* [TASK REQUIREMENTS]:
Write each line out again exactly as written.

────────

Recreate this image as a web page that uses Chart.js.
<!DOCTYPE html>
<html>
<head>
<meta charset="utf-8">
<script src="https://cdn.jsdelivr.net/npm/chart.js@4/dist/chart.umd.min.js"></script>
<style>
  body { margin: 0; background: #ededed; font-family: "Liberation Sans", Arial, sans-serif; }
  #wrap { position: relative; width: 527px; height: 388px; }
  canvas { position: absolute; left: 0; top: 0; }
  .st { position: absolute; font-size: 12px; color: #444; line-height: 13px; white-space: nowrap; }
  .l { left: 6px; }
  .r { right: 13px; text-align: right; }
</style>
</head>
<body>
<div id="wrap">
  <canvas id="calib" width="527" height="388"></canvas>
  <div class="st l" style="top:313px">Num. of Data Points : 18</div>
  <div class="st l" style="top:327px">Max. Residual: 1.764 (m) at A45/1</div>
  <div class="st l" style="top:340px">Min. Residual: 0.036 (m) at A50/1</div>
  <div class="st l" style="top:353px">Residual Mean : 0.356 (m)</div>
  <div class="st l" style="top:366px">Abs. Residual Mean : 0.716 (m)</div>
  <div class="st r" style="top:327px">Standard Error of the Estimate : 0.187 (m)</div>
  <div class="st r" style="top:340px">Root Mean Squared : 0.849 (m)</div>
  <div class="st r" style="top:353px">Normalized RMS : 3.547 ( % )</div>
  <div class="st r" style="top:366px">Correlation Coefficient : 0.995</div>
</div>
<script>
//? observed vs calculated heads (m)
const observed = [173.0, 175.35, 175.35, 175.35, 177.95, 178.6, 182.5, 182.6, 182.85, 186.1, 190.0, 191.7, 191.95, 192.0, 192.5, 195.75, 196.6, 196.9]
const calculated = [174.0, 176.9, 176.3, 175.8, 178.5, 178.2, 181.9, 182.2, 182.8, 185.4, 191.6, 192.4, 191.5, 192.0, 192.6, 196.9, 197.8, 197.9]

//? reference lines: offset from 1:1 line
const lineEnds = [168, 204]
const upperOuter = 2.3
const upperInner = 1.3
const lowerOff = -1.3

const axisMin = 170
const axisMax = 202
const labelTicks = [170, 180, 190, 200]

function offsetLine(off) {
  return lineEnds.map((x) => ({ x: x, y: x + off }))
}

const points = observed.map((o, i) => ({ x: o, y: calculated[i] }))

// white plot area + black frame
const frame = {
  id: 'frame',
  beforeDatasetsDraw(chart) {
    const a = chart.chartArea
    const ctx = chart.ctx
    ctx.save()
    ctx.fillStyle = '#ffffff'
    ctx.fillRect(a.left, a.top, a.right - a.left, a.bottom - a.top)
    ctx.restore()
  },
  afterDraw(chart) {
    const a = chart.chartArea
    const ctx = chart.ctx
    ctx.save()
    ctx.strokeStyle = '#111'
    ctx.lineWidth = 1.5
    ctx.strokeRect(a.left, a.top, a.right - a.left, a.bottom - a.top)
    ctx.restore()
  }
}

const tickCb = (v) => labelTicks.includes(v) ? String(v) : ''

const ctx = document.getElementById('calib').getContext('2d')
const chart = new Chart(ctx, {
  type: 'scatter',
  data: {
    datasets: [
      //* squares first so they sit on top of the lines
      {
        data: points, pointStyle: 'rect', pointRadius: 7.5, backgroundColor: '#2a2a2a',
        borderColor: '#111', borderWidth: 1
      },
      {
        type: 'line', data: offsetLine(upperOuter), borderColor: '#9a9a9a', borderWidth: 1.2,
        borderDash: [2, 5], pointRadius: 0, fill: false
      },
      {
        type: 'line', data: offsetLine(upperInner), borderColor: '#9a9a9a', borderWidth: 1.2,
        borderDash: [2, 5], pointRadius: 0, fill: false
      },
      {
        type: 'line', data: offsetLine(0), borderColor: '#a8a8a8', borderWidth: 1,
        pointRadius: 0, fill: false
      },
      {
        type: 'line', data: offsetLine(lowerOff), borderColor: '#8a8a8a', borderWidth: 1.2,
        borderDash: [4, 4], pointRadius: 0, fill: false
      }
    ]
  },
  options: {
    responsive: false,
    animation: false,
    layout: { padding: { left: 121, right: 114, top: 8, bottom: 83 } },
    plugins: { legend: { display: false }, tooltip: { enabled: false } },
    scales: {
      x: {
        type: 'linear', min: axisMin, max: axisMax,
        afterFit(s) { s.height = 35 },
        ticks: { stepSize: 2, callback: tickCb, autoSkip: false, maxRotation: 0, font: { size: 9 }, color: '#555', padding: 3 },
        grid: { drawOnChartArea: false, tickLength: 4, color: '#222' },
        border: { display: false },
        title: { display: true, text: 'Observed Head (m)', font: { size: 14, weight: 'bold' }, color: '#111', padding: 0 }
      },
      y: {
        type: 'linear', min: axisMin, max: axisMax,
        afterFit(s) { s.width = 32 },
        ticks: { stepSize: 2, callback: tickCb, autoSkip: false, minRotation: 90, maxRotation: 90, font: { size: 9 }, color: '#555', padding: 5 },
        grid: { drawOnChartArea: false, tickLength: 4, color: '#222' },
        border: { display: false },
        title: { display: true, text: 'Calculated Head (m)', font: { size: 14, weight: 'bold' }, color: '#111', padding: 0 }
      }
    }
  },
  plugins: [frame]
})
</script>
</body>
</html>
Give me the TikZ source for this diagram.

────────

* [SOLUTION TO THIS EXERCISE]:
Recreate this image as a web page that uses Chart.js.
<!DOCTYPE html>
<html>
<head>
<meta charset="utf-8">
<script src="https://cdn.jsdelivr.net/npm/chart.js@4/dist/chart.umd.min.js"></script>
<style>
  body { margin: 0; background: #ededed; font-family: "Liberation Sans", Arial, sans-serif; }
  #wrap { position: relative; width: 527px; height: 388px; }
  canvas { position: absolute; left: 0; top: 0; }
  .st { position: absolute; font-size: 12px; color: #444; line-height: 13px; white-space: nowrap; }
  .l { left: 6px; }
  .r { right: 13px; text-align: right; }
</style>
</head>
<body>
<div id="wrap">
  <canvas id="calib" width="527" height="388"></canvas>
  <div class="st l" style="top:313px">Num. of Data Points : 18</div>
  <div class="st l" style="top:327px">Max. Residual: 1.764 (m) at A45/1</div>
  <div class="st l" style="top:340px">Min. Residual: 0.036 (m) at A50/1</div>
  <div class="st l" style="top:353px">Residual Mean : 0.356 (m)</div>
  <div class="st l" style="top:366px">Abs. Residual Mean : 0.716 (m)</div>
  <div class="st r" style="top:327px">Standard Error of the Estimate : 0.187 (m)</div>
  <div class="st r" style="top:340px">Root Mean Squared : 0.849 (m)</div>
  <div class="st r" style="top:353px">Normalized RMS : 3.547 ( % )</div>
  <div class="st r" style="top:366px">Correlation Coefficient : 0.995</div>
</div>
<script>
//? observed vs calculated heads (m)
const observed = [173.0, 175.35, 175.35, 175.35, 177.95, 178.6, 182.5, 182.6, 182.85, 186.1, 190.0, 191.7, 191.95, 192.0, 192.5, 195.75, 196.6, 196.9]
const calculated = [174.0, 176.9, 176.3, 175.8, 178.5, 178.2, 181.9, 182.2, 182.8, 185.4, 191.6, 192.4, 191.5, 192.0, 192.6, 196.9, 197.8, 197.9]

//? reference lines: offset from 1:1 line
const lineEnds = [168, 204]
const upperOuter = 2.3
const upperInner = 1.3
const lowerOff = -1.3

const axisMin = 170
const axisMax = 202
const labelTicks = [170, 180, 190, 200]

function offsetLine(off) {
  return lineEnds.map((x) => ({ x: x, y: x + off }))
}

const points = observed.map((o, i) => ({ x: o, y: calculated[i] }))

// white plot area + black frame
const frame = {
  id: 'frame',
  beforeDatasetsDraw(chart) {
    const a = chart.chartArea
    const ctx = chart.ctx
    ctx.save()
    ctx.fillStyle = '#ffffff'
    ctx.fillRect(a.left, a.top, a.right - a.left, a.bottom - a.top)
    ctx.restore()
  },
  afterDraw(chart) {
    const a = chart.chartArea
    const ctx = chart.ctx
    ctx.save()
    ctx.strokeStyle = '#111'
    ctx.lineWidth = 1.5
    ctx.strokeRect(a.left, a.top, a.right - a.left, a.bottom - a.top)
    ctx.restore()
  }
}

const tickCb = (v) => labelTicks.includes(v) ? String(v) : ''

const ctx = document.getElementById('calib').getContext('2d')
const chart = new Chart(ctx, {
  type: 'scatter',
  data: {
    datasets: [
      //* squares first so they sit on top of the lines
      {
        data: points, pointStyle: 'rect', pointRadius: 7.5, backgroundColor: '#2a2a2a',
        borderColor: '#111', borderWidth: 1
      },
      {
        type: 'line', data: offsetLine(upperOuter), borderColor: '#9a9a9a', borderWidth: 1.2,
        borderDash: [2, 5], pointRadius: 0, fill: false
      },
      {
        type: 'line', data: offsetLine(upperInner), borderColor: '#9a9a9a', borderWidth: 1.2,
        borderDash: [2, 5], pointRadius: 0, fill: false
      },
      {
        type: 'line', data: offsetLine(0), borderColor: '#a8a8a8', borderWidth: 1,
        pointRadius: 0, fill: false
      },
      {
        type: 'line', data: offsetLine(lowerOff), borderColor: '#8a8a8a', borderWidth: 1.2,
        borderDash: [4, 4], pointRadius: 0, fill: false
      }
    ]
  },
  options: {
    responsive: false,
    animation: false,
    layout: { padding: { left: 121, right: 114, top: 8, bottom: 83 } },
    plugins: { legend: { display: false }, tooltip: { enabled: false } },
    scales: {
      x: {
        type: 'linear', min: axisMin, max: axisMax,
        afterFit(s) { s.height = 35 },
        ticks: { stepSize: 2, callback: tickCb, autoSkip: false, maxRotation: 0, font: { size: 9 }, color: '#555', padding: 3 },
        grid: { drawOnChartArea: false, tickLength: 4, color: '#222' },
        border: { display: false },
        title: { display: true, text: 'Observed Head (m)', font: { size: 14, weight: 'bold' }, color: '#111', padding: 0 }
      },
      y: {
        type: 'linear', min: axisMin, max: axisMax,
        afterFit(s) { s.width = 32 },
        ticks: { stepSize: 2, callback: tickCb, autoSkip: false, minRotation: 90, maxRotation: 90, font: { size: 9 }, color: '#555', padding: 5 },
        grid: { drawOnChartArea: false, tickLength: 4, color: '#222' },
        border: { display: false },
        title: { display: true, text: 'Calculated Head (m)', font: { size: 14, weight: 'bold' }, color: '#111', padding: 0 }
      }
    }
  },
  plugins: [frame]
})
</script>
</body>
</html>
Give me the TikZ source for this diagram.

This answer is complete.